If the Battle of Bunker Hill showed Cotton’s men the terror and noise of war, the regiment’s orderly books reveal something much more familiar to soldiers in every age: boredom, discipline, and the daily struggle to keep an army together.

One of the most memorable entries is also one of the most human. The regiment was warned that no man was to throw rocks at the farmhouse (where presumably the officers were quartered). We are not told who the targets were, or what offense the rocks were thought to answer. Perhaps it was idle mischievousness; perhaps a crude contest of arms; perhaps simply young men with too much time and too many stones at hand. But the irritation of the officers is palpable. A New England army was being formed—and it would not, the adjutant seems to say, be built on rock-throwing.[4]

Other entries strike a sterner tone. Sabbath observance was expected and enforced. Men were instructed to behave with “decency” on the Lord’s Day, and to avoid unnecessary noise or disorder.[5] Cleanliness—of person, clothing, and campsite—received repeated attention. Officers were ordered to see that their men kept themselves and their quarters as clean as circumstances allowed. Dirt, slovenliness, and disorder were not simply unpleasant; they were military liabilities in a densely packed camp where sickness could sweep through ranks already weakened by fatigue and poor rations.

The regiment’s duties were those of a siege army. Men were posted to the Main Guard near the Boston Neck gate, to outlying sentry posts, and to the “hill above the mills”—a vantage point overlooking the Stony Brook mill sites. Details were regularly assigned to fatigue work: digging, hauling brush and fascines, repairing parapets damaged by weather or British artillery, and cutting wood. Curfew and leave were closely regulated. Men were not to wander far from camp; if they went into the countryside without leave, and especially if they failed to return on time, they risked punishment.[6]

Another thread running through the orderly book is the steady rhythm of courts-martial. It is a clear sign that this was no longer a loose gathering of militia, but an army under enforceable law.

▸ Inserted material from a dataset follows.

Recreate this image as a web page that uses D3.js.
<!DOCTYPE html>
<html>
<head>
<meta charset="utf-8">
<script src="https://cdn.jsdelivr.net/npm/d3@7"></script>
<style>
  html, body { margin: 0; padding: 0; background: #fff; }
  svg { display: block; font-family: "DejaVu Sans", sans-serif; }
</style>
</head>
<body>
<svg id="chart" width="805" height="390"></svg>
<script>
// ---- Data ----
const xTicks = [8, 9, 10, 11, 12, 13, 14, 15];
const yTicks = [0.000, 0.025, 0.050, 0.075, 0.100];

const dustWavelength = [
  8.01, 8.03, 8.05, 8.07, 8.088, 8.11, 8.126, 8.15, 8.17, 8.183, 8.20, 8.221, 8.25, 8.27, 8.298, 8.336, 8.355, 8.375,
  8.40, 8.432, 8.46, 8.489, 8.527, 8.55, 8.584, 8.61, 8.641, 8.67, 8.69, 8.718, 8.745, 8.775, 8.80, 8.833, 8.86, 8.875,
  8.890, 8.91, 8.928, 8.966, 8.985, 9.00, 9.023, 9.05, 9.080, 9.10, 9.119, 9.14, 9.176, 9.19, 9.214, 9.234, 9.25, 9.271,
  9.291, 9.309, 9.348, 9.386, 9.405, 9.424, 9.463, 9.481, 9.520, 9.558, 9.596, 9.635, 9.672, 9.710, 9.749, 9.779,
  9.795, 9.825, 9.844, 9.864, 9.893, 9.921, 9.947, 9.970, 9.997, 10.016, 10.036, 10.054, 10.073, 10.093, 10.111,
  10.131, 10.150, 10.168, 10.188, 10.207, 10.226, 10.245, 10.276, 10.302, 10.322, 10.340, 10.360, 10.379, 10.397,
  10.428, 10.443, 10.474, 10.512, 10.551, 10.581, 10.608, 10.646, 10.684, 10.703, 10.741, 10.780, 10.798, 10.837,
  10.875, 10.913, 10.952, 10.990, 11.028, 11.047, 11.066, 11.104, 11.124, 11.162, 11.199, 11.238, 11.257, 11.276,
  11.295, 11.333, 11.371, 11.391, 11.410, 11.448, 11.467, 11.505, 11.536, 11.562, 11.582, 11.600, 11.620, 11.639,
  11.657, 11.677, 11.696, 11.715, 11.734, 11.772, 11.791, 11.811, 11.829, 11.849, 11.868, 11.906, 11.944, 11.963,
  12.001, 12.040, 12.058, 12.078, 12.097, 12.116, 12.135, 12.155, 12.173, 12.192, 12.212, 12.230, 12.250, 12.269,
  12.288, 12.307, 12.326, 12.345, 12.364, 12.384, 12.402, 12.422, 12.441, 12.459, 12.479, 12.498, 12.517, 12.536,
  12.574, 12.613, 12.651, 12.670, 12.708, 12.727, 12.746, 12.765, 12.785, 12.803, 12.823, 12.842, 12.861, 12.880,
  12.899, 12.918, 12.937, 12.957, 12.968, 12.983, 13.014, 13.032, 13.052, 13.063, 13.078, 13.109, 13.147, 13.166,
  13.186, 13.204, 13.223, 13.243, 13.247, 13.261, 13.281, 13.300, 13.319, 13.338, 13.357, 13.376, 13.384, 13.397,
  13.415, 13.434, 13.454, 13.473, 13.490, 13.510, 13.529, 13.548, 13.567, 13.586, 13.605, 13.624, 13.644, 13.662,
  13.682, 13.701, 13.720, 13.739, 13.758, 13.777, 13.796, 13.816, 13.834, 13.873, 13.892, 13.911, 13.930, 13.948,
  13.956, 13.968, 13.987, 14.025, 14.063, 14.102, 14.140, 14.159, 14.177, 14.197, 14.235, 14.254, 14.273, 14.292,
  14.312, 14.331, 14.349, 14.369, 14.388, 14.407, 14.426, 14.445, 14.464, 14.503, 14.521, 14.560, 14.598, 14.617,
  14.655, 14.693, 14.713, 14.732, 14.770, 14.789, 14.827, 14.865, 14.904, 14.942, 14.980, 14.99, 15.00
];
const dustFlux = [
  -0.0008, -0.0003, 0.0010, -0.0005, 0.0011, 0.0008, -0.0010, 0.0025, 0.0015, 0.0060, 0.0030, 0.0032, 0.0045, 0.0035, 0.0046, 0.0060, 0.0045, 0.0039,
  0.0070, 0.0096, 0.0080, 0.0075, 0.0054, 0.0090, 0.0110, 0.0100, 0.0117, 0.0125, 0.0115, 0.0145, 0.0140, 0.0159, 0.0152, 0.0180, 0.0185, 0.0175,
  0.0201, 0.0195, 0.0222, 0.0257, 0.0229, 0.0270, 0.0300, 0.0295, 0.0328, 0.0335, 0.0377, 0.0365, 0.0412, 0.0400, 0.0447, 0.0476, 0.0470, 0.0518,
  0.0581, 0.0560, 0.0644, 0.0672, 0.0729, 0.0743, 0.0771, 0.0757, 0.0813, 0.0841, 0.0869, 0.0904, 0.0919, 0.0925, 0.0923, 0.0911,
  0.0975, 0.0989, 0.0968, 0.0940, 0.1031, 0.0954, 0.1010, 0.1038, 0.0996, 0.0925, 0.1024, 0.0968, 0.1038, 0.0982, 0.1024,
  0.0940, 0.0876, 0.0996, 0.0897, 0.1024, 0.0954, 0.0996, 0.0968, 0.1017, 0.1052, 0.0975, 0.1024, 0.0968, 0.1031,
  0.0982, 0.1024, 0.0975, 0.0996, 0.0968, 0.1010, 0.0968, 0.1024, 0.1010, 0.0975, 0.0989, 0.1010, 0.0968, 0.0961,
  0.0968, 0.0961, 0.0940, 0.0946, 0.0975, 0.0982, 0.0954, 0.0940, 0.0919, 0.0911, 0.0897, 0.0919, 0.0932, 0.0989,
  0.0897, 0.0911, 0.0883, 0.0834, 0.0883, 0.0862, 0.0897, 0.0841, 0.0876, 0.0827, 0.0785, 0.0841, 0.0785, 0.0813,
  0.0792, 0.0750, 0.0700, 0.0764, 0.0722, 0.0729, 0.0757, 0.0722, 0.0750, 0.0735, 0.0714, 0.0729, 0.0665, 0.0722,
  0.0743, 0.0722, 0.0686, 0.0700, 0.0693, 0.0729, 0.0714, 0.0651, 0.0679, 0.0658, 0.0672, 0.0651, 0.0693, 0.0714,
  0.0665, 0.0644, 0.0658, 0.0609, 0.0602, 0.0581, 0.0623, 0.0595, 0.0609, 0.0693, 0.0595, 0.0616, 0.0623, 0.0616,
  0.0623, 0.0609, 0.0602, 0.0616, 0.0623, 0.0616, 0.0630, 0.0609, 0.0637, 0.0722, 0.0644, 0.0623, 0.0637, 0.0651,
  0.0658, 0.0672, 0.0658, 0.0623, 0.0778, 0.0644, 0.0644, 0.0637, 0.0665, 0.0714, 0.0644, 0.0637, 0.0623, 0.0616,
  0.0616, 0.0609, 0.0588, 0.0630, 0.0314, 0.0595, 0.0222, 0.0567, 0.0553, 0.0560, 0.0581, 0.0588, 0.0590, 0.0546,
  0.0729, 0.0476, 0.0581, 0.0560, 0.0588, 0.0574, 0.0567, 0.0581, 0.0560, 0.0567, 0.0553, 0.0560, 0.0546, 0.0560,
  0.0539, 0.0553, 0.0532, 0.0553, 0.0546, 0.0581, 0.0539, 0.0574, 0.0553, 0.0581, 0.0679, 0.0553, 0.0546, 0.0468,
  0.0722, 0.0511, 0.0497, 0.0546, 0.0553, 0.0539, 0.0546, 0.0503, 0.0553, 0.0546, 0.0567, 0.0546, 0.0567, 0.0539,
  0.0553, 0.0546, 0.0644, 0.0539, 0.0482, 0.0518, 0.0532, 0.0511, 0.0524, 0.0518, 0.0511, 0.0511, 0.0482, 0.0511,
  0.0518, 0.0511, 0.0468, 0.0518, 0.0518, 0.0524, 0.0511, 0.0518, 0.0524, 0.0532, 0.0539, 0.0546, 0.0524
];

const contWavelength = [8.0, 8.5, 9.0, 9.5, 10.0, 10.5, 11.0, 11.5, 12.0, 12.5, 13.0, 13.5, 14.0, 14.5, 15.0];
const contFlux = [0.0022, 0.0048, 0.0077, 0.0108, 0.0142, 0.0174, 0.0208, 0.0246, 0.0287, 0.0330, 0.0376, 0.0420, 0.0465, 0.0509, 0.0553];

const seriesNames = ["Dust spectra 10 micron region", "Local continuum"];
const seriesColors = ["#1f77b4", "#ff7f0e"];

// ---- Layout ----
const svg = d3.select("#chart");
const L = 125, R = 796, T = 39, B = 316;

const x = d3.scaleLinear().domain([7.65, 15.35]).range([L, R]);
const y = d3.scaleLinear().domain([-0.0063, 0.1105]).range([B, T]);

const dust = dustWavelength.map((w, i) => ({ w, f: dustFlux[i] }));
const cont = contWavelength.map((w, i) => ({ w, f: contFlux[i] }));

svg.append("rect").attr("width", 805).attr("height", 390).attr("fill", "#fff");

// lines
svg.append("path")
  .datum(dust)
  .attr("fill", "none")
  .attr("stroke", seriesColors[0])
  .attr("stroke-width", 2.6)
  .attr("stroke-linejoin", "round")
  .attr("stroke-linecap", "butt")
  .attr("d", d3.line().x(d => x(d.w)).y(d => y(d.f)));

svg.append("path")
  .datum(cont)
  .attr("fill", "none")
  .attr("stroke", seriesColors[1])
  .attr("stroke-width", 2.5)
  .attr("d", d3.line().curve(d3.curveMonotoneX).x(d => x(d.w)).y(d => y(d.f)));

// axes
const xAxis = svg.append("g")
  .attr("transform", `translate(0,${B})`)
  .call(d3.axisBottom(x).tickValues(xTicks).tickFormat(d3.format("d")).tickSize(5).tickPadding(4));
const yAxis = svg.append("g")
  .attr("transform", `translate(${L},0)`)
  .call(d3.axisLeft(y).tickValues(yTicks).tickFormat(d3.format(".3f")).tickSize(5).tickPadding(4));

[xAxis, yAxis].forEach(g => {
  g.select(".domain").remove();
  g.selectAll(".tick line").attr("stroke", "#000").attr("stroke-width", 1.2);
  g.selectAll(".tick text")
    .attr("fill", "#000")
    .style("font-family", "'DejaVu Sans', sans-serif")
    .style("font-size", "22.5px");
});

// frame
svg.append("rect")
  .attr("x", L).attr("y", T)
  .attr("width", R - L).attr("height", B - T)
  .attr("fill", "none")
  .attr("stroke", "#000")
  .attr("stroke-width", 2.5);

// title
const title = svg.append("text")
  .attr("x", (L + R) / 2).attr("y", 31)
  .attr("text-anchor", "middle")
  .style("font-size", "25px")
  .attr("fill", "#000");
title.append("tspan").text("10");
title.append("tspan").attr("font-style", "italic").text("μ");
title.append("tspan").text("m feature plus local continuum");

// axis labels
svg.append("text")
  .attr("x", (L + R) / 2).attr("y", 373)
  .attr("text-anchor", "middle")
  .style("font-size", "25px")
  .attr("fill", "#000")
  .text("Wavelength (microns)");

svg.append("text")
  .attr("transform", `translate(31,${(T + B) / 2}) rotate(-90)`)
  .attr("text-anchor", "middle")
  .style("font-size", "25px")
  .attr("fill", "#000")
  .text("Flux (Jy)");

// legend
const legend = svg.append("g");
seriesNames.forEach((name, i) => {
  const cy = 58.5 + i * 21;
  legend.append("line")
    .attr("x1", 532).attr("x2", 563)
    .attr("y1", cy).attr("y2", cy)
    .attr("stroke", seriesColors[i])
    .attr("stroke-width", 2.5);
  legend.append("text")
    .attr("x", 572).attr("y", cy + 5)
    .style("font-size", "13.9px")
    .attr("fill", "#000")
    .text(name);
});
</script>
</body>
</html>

Men were frequently ordered to appear before regimental or brigade courts to answer charges ranging from absence without leave, neglect of duty, drunkenness, and disobedience, to the loss or abuse of public arms and equipment.[7] Punishments varied according to the offense and the judgment of the officers, but the mere fact of formal trial, with accusations recorded, witnesses summoned, and sentences entered, shows a regiment steadily internalizing military procedure.

The “Articles of War,” adopted by the Massachusetts Provincial Congress in the spring and echoing British practice, gave legal framework to these proceedings, and the adjutant’s neat entries remind us that discipline in the Roxbury lines was not theoretical.[8] Order had to be maintained among hundreds of men crowded into muddy quarters under the guns of Boston, and the courts-martial, alongside roll calls, passes, and inspections, became a key instrument in forging that order.

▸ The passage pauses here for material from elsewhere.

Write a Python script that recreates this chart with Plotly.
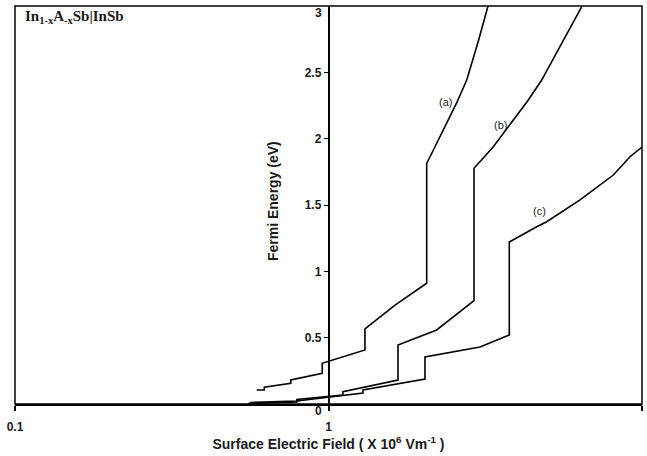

As Christmas 1775 arrived, for the New Englanders at Roxbury, who largely did not observe Christmas as a religious feast, the day likely differed little from any other. Just a continuance of biting cold, the shortness of daylight, and the knowledge that their enlistments were about to expire. The Plymouth men probably stood guard as usual, cut wood, tended fires, tried to keep their muskets dry, and spoke about home. Some must have been already counting the days.

On December 31, 1775, the First Plymouth County Regiment ceased to exist (at least in its present iteration). The men’s enlistments expired, and, as General Washington would lament more than once, the New England army temporarily thinned as regiments disbanded and re-formed.[9] There was no grand farewell. The men of Plymouth County shouldered their packs and walked south toward the roads and villages they knew.

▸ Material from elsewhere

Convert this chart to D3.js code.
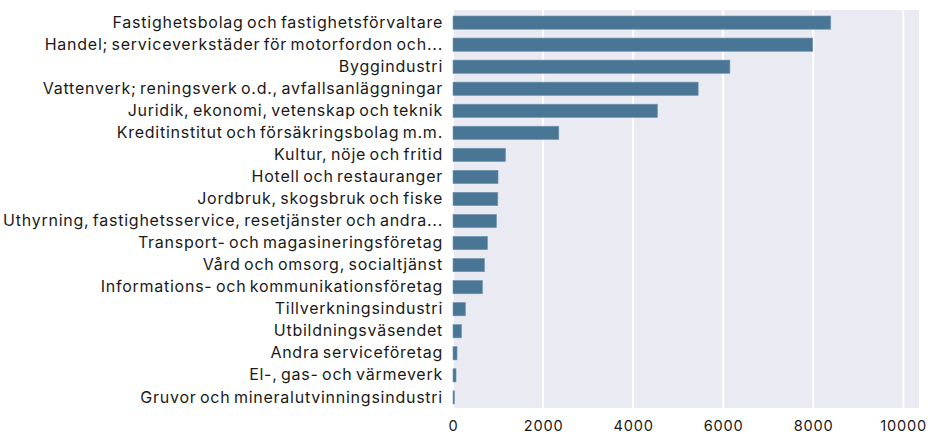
<!DOCTYPE html>
<html>
<head>
<meta charset="utf-8">
<script src="https://cdn.jsdelivr.net/npm/d3@7"></script>
<style>
  html, body { margin: 0; padding: 0; background: #ffffff; }
  svg { display: block; }
  text { font-family: Inter, "Noto Sans", sans-serif; fill: #1a1a1a; }
</style>
</head>
<body>
<svg id="chart" width="928" height="434"></svg>
<script>
const categories = [
  "Fastighetsbolag och fastighetsförvaltare",
  "Handel; serviceverkstäder för motorfordon och...",
  "Byggindustri",
  "Vattenverk; reningsverk o.d., avfallsanläggningar",
  "Juridik, ekonomi, vetenskap och teknik",
  "Kreditinstitut och försäkringsbolag m.m.",
  "Kultur, nöje och fritid",
  "Hotell och restauranger",
  "Jordbruk, skogsbruk och fiske",
  "Uthyrning, fastighetsservice, resetjänster och andra...",
  "Transport- och magasineringsföretag",
  "Vård och omsorg, socialtjänst",
  "Informations- och kommunikationsföretag",
  "Tillverkningsindustri",
  "Utbildningsväsendet",
  "Andra serviceföretag",
  "El-, gas- och värmeverk",
  "Gruvor och mineralutvinningsindustri"
];
const values = [8390, 7990, 6150, 5445, 4540, 2350, 1165, 1000, 995, 965, 765, 697, 653, 275, 186, 89, 67, 31];
const xTicks = [0, 2000, 4000, 6000, 8000, 10000];
const xMax = 10350;

const svg = d3.select("#chart");
const W = 928, H = 434;
const plot = {left: 453, right: 919, top: 10, bottom: 408};

const x = d3.scaleLinear().domain([0, xMax]).range([plot.left, plot.right]);
const y = d3.scaleBand().domain(categories).range([11.6, 408.4]).paddingInner(0.4).paddingOuter(0.2);

svg.append("rect")
  .attr("x", plot.left).attr("y", plot.top)
  .attr("width", plot.right - plot.left)
  .attr("height", plot.bottom - plot.top)
  .attr("fill", "#eaeaf2");

svg.append("g").selectAll("line").data(xTicks).join("line")
  .attr("x1", d => x(d)).attr("x2", d => x(d))
  .attr("y1", plot.top).attr("y2", plot.bottom)
  .attr("stroke", "#ffffff").attr("stroke-width", 2);

svg.append("g").selectAll("rect").data(values).join("rect")
  .attr("x", x(0))
  .attr("y", (d, i) => y(categories[i]))
  .attr("width", d => x(d) - x(0))
  .attr("height", y.bandwidth())
  .attr("fill", "#4a7696")
  .attr("stroke", "#6f93ad")
  .attr("stroke-width", 0.6);

const yAxis = svg.append("g")
  .attr("transform", `translate(${plot.left},0)`)
  .call(d3.axisLeft(y).tickSize(0).tickPadding(10));
yAxis.select(".domain").remove();
yAxis.selectAll("text")
  .style("font-size", "16px")
  .style("letter-spacing", "0.75px")
  .style("word-spacing", "-1.8px")
  .attr("fill", "#1a1a1a");

const xAxis = svg.append("g")
  .attr("transform", `translate(0,${plot.bottom})`)
  .call(d3.axisBottom(x).tickValues(xTicks).tickFormat(d3.format("d")).tickSize(0).tickPadding(13));
xAxis.select(".domain").remove();
xAxis.selectAll("text")
  .style("font-size", "14.6px")
  .style("letter-spacing", "0.8px")
  .attr("fill", "#1a1a1a");
</script>
</body>
</html>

They would not soon forget the army they left behind—the one they had played a part in shaping. If the orderly book sometimes reads like a schoolmaster’s scold—no throwing stones, keep clean, be back on time—it also marks the slow, deliberate transition of New England militia into a disciplined fighting force. And the men of Colonel Cotton’s Plymouth County Regiment stood that long watch at Roxbury as part of that transformation. And, for many of them, it was only the beginning of their service. They would be back in the ranks soon enough with other units…


[1] Richard Frothingham, History of the Siege of Boston (Boston: Little, Brown, 1849), 188–192.

[2] Ibid., 190–193; Jeremy Belknap, quoted in The Belknap Papers, vol. 2 (Boston: Massachusetts Historical Society, 1854), 21–23.

[3] Allen French, The First Year of the American Revolution (Boston: Houghton Mifflin, 1934), 248–254.

[4] Adjutant Joshua Thomas, “Orderly Book of Col. Theophilus Cotton’s Regiment,” June 22–July 17, 1775, Gilder Lehrman Institute of American History.

[5] Ibid.

[6] Ibid.

[7] Ibid.

[8] Journal of the Massachusetts Provincial Congress, 1774–1775 (Boston: Dutton and Wentworth, 1838), 510–518, containing the adopted Articles of War.

[9] George Washington to Joseph Reed, January 14, 1776, in The Writings of George Washington, ed. Jared Sparks, vol. 3 (Boston: American Stationers’ Company, 1835), 188–190.